Key Responsibilities
• Ensure reliability, availability, and performance of production trading and research systems through proactive monitoring and incident management.
• Manage monitoring, alerting, incident response, and troubleshooting in production environments.
• Conduct incident response, root cause analysis (RCA), and postmortem processes to continuously improve system stability.
• Build automation to streamline deployment, scaling, and operational workflows, reducing manual intervention.
• Optimize system performance and scalability across distributed, data-intensive environments.
• Manage and enhance CI/CD pipelines and infrastructure, including containerized and orchestration platforms (e.g., Kubernetes).
• Collaborate with engineering, quant, and trading teams to improve system reliability and operational efficiency.
Qualifications Required
• Bachelor’s degree or higher in Computer Science, Engineering, or a related field.
• 3+ years of experience in production engineering, site reliability engineering, or backend systems engineering.

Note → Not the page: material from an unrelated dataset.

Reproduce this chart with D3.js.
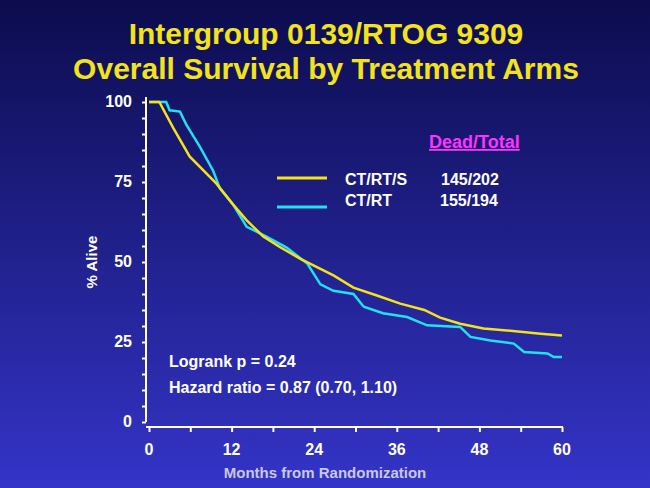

• Strong programming skills in Python.
• Solid understanding of Linux systems, networking, and distributed systems.
• Experience with monitoring and observability tools (e.g., Prometheus, Grafana, ELK stack).
• Understanding of FIX protocol or trading workflows.
Preferred
• Experience in financial services, trading systems, or low-latency environments.
• Familiarity with market data systems and electronic trading infrastructure.
• Experience with Kubernetes, Docker, or cloud infrastructure.
• Exposure to high-performance or distributed computing environments.